AHL's founders, Michael Adam, David Harding and Martin Lueck, have been gone from the Man Group for more than 10 years, and have since started up new funds themselves. The program is updated by an even quieter group of employees. They try to improve the AHL system by, for example, finding a better, faster way to conduct trades. Twice a day, analysts look at AHL's risk levels and its portfolio allocation, checking to see that nothing has gone awry.

For those jobs, hedge fund analysts need not apply.

"Typically the research analyst staff come straight from academia," said Tim Wong, head of research for AHL, who is an engineering graduate from Oxford University. "We want people who have quantitative skills, but a very open mind about the market data. If someone comes right from M.B.A. school, you have to get them to unlearn what they've learned about the right way of investing in markets."

"If I have to track the performance of our fund on a day-to-day basis, I do find it hard to be emotion-free," Mr. Wong said. But, he added, "we really have to look at the data, and let the stats speak for themselves."

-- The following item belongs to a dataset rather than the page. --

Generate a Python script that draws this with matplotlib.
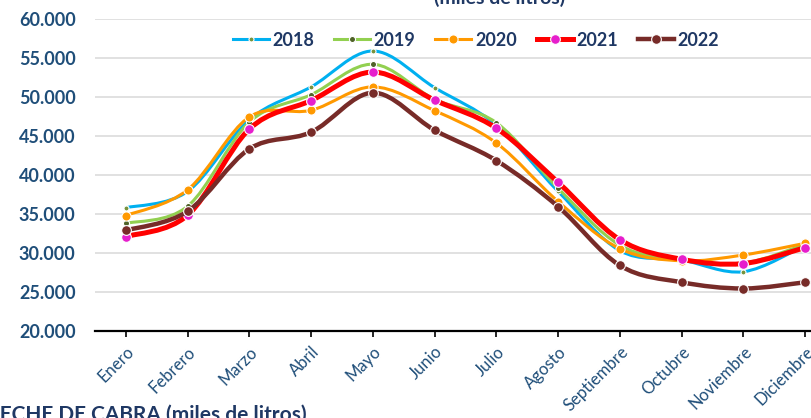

"Quite a lot of trades will fail, but over all, on average, we do have an edge, it just takes time" for it to become apparent, he said. "People can't sit on the fence forever, and that's the time we will profit: when people are coming back and putting their money on the table."

Analysts caution that the Man Group's trading acumen cannot all be attributed to AHL.

"The computer didn't build itself," said James Longsdon, an analyst with Fitch in London. "Clever minds went into building it."